What about other shrimp? Are large Amano Shrimp, Ghost shrimp, Singapore Flower/Bamboo Shrimp, Green Lace Filter Shrimp, and Cameroon (Vampire) shrimp (check my guides about them) safe with fish?
All of these designations are relative to the respective sizes of the individual fish and shrimp. For example, large Amano Shrimp would be fine to keep with small Glass Catfish, but small Amano shrimp would not be safe with full-grown 4-6” glass catfish.
4 thoughts on “Сherry Shrimp in a Community Tank. Tips to Make it Successful”
Awesome read as always.
One interesting addition in relation to Neos with fish eggs though. There are many Corydoras enthusiasts(myself included) who purposely place spawned eggs into a hatching tank tended to by Neocaridina as caretakers, especially in setups where water parameters aren’t ideal for egg survival.

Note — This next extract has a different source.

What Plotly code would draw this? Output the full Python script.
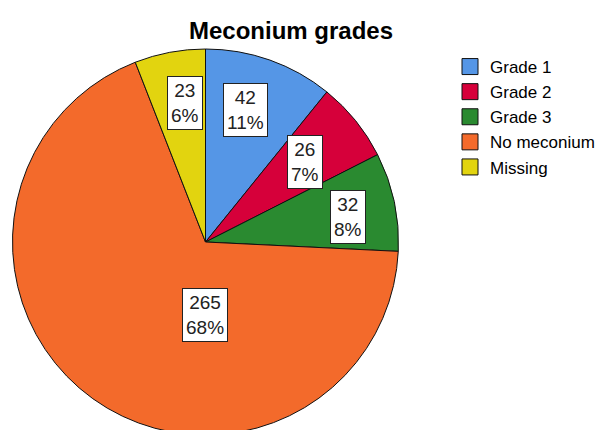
import math
import plotly.graph_objects as go

# meconium grade counts
categories = ["Grade 1", "Grade 2", "Grade 3", "No meconium", "Missing"]
counts = [42, 26, 32, 265, 23]
colors = ["#5596E6", "#D6003A", "#2A8A30", "#F36A2B", "#E2D40F"]

W, H = 614, 430
OFF = 8  # page body margin shifts the figure by this much
cx, cy, R = 205.5 - OFF, 242 - OFF, 193  # pie centre / radius in figure pixels

fig = go.Figure()
fig.add_trace(
    go.Pie(
        labels=categories,
        values=counts,
        sort=False,
        direction="clockwise",
        textinfo="none",
        hoverinfo="label+value+percent",
        showlegend=False,
        marker=dict(colors=colors, line=dict(color="#111111", width=1)),
        domain=dict(
            x=[(cx - R) / W, (cx + R) / W],
            y=[(H - cy - R) / H, (H - cy + R) / H],
        ),
    )
)

# legend-only entries so the swatches can be bigger than the pie default
for name, col in zip(categories, colors):
    fig.add_trace(
        go.Scatter(
            x=[None],
            y=[None],
            mode="markers",
            name=name,
            marker=dict(symbol="square", size=16, color=col,
                        line=dict(color="#111111", width=1)),
        )
    )

# boxed count / percent labels, placed along each slice's mid angle
label_r = [0.716, 0.66, 0.75, 0.38, 0.728]
angle_override = {0: 17, 2: 80, 3: 180, 4: 351.5}
total = sum(counts)
cum = 0
for i, v in enumerate(counts):
    mid = (cum + v / 2) / total * 360
    cum += v
    a = math.radians(angle_override.get(i, mid))
    px = cx + label_r[i] * R * math.sin(a)
    py = cy - label_r[i] * R * math.cos(a)
    pct = round(v / total * 100)
    fig.add_annotation(
        x=px / W,
        y=1 - py / H,
        xref="paper",
        yref="paper",
        text=f"{v}<br>{pct}%",
        showarrow=False,
        xanchor="center",
        yanchor="middle",
        align="center",
        bgcolor="white",
        bordercolor="#222222",
        borderwidth=1,
        borderpad=3,
        font=dict(family="Liberation Sans, Arial", size=19, color="#222222"),
    )

fig.update_layout(
    width=W,
    height=H,
    margin=dict(l=0, r=0, t=0, b=0),
    paper_bgcolor="white",
    plot_bgcolor="white",
    font=dict(family="Liberation Sans, Arial", color="black"),
    xaxis=dict(visible=False),
    yaxis=dict(visible=False),
    title=dict(
        text="<b>Meconium grades</b>",
        x=(291 - OFF) / W,
        xanchor="center",
        y=1 - (31 - OFF) / H,
        yanchor="middle",
        font=dict(size=24, color="black"),
    ),
    legend=dict(
        x=(450 - OFF) / W,
        y=1 - 41 / H,
        xanchor="left",
        yanchor="top",
        font=dict(size=17, color="black"),
        bgcolor="rgba(0,0,0,0)",
    ),
    showlegend=True,
)

fig.write_html("out.html")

The shrimp unintentionally tend the eggs quite well, cleaning any debris or fungus from the viable eggs while consuming any that are unviable. It is very likely they are attempting to predate on the eggs, but they seem to have great difficulty in doing so successfully.
This isn’t recommended with spawns from smaller cory species like C. pygmaeus or C. habrosus, which are more likely to be consumed by Neocaridina.
Hi Aquatic Theory,
This is a great tip!
Thanks for the very comprehensive, and helpful, answer to my question. This is a very informative article.
I have bought ghost shrimp in the past. They were small, less than a quarter of an inch. They did not last long in my 50 gal. planted, community tank.
I wanted to get some Cherry Shrimp, hopefully bigger shrimp. They are expensive and I did not want to have them eaten. I do have fish, that you pointed out, that will be a threat to them.
I will get more plants for them to hide in first. And adding them at night is a good idea.
Hi Ronald E Stewart,
I’m glad that my article was useful.
Keeping and even breeding shrimps in an aquarium with fish can be quite challenging since shrimp and shrimplets are food for many fish species.
Besides on how your aquarium is set up, it will greatly depend on what species of fish you have.